Regardless of your national identification, there’s a lot to like about the well-known 30-year political cycle. Ideas, like fields, need to lie fallow from time to time to maintain healthy crops. A strategy that worked on one set of problems turns into a one-size-fits-all solution, working on the well-known theory that when the only tool you have is a hammer, all problems start to look like nails.

The success and the stability of the system require the three nation tribes to live with one another. The relationship among the three Americas too often resembles something in between a food fight and the Hatfield-McCoy feud.

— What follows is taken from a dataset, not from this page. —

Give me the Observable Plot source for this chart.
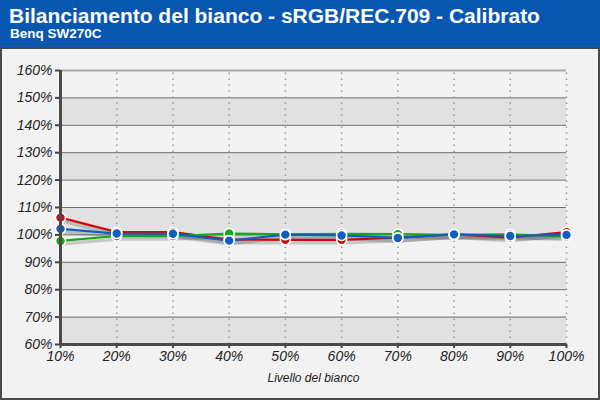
<!DOCTYPE html>
<html><head><meta charset="utf-8">
<script src="https://cdn.jsdelivr.net/npm/d3@7"></script>
<script src="https://cdn.jsdelivr.net/npm/@observablehq/plot@0.6"></script>
<style>
html,body{margin:0;padding:0;width:600px;height:400px;overflow:hidden;font-family:"Liberation Sans",Arial,sans-serif;}
#head{position:absolute;left:0;top:0;width:600px;height:47px;background:#0757b0;color:#fff;}
#title{position:absolute;left:9px;top:4px;font-size:21px;font-weight:bold;}
#sub{position:absolute;left:10px;top:26px;font-size:13.5px;font-weight:bold;}
#panel{position:absolute;left:0;top:47px;width:600px;height:353px;box-sizing:border-box;border:2px solid #4a4a4a;background:#f2f2f2;}
#chart{position:absolute;left:0;top:47px;}
#chart svg{overflow:visible;}
</style></head>
<body>
<div id="head"><div id="title">Bilanciamento del bianco - sRGB/REC.709 - Calibrato</div><div id="sub">Benq SW270C</div></div>
<div id="panel"></div>
<div id="chart"></div>
<script>
const levels = [10,20,30,40,50,60,70,80,90,100];
const red   = [106.3,101.0,101.0,98.3,98.2,98.2,99.0,100.2,99.0,101.0];
const green = [97.8,99.6,99.6,100.5,100.2,100.4,100.3,100.0,100.2,99.4];
const blue  = [102.2,100.5,100.4,97.9,100.1,99.8,98.9,100.2,99.6,100.0];
const yTicks = [60,70,80,90,100,110,120,130,140,150,160];
const xLabel = "Livello del bianco";

const series = [
  {name:"R", values:red, color:"#cc0a0a"},
  {name:"G", values:green, color:"#16a816"},
  {name:"B", values:blue, color:"#0d5fbf"}
];
const rows = series.flatMap(s => s.values.map((v,i)=>({x:levels[i], y:v, s:s.name, c:s.color})));
const bands = yTicks.filter((t,i)=> i%2===0 && i<yTicks.length-1).map(t=>({y1:t,y2:t+10}));

const marks = [
  Plot.rect(bands,{x1:levels[0],x2:levels[levels.length-1],y1:"y1",y2:"y2",fill:"#e1e1e1"}),
  Plot.ruleY(yTicks.slice(1,-1),{stroke:"#6e6e6e",strokeWidth:1}),
  Plot.ruleY([yTicks[yTicks.length-1]],{stroke:"#a8a8a8",strokeWidth:2}),
  Plot.ruleX(levels.slice(1),{y1:yTicks[0],y2:yTicks[yTicks.length-1],stroke:"#9a9a9a",strokeWidth:1.5,strokeDasharray:"1.5,4.5"}),
];
for (const s of series) {
  const d = rows.filter(r=>r.s===s.name);
  marks.push(Plot.line(d,{x:"x",y:"y",stroke:"#222",strokeWidth:3.5,strokeOpacity:0.2,dy:3}));
}
for (const s of series) {
  const d = rows.filter(r=>r.s===s.name);
  marks.push(Plot.line(d,{x:"x",y:"y",stroke:s.color,strokeWidth:2.2}));
}
for (const s of series) {
  const d = rows.filter(r=>r.s===s.name);
  marks.push(Plot.dot(d,{x:"x",y:"y",r:5,fill:s.color,stroke:"#fff",strokeWidth:1.6}));
}
marks.push(
  Plot.axisY({ticks:yTicks,tickFormat:d=>d+"%",tickSize:5,tickPadding:3,stroke:"#444",strokeWidth:2,fontSize:14,fontStyle:"italic",fill:"#222",label:null}),
  Plot.axisX({ticks:levels,tickFormat:d=>d+"%",tickSize:4,tickPadding:3,stroke:"#444",strokeWidth:2,fontSize:14,fontStyle:"italic",fill:"#222",label:null}),
  Plot.ruleX([levels[0]],{y1:yTicks[0],y2:yTicks[yTicks.length-1],stroke:"#4a4a4a",strokeWidth:3}),
  Plot.ruleY([yTicks[0]],{x1:levels[0],x2:levels[levels.length-1],stroke:"#4a4a4a",strokeWidth:3}),
  Plot.text([xLabel],{frameAnchor:"bottom",dy:37,fontSize:12,fontStyle:"italic",fill:"#222"})
);

const chart = Plot.plot({
  width:600, height:353,
  marginLeft:60, marginRight:34, marginTop:23, marginBottom:56,
  style:{background:"transparent",fontFamily:"'Liberation Sans',Arial,sans-serif"},
  x:{domain:[levels[0],levels[levels.length-1]]},
  y:{domain:[yTicks[0],yTicks[yTicks.length-1]]},
  marks
});
document.getElementById("chart").appendChild(chart);
</script>
</body></html>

When we share geography with people whose values we dislike or distrust, we have to accept that they are here, that they are not going anywhere, and that they have a right to be part of the public discourse. Nations that have not been able to recognize and accept their overlapping distant cousins as neighbors inevitably turn to the only logical alternative: get rid of them. While the United States has robust cultural and legal institutions that make such an outcome unlikely, it’s never impossible.

When I was young, my father made a point of paying attention to news sources and ideas he found stupid, repugnant, or just plain wrong. He wanted to make sure he understood them. I know he paid attention; I’ve even known him to change his mind. That's SideWise Thinking.

People who disagree with you can be opponents or enemies. Opponents are people with whom you have opposing interests, but a good relationship (trust, mutual respect.) Opponents keep you on your toes, make you think harder, and often stimulate your best work. Good opponents make your ideas better and your life richer. They can

When respect and trust are absent, opponents turn into enemies, and with enemies, it’s personal and negative. "Keep your friends close; keep your enemies closer" doesn't mean what most people think. Contact provides opportunity, either to find common ground, or to build a better relationship. While success isn't always possible, it's usually worthwhile to make a reasonable effort.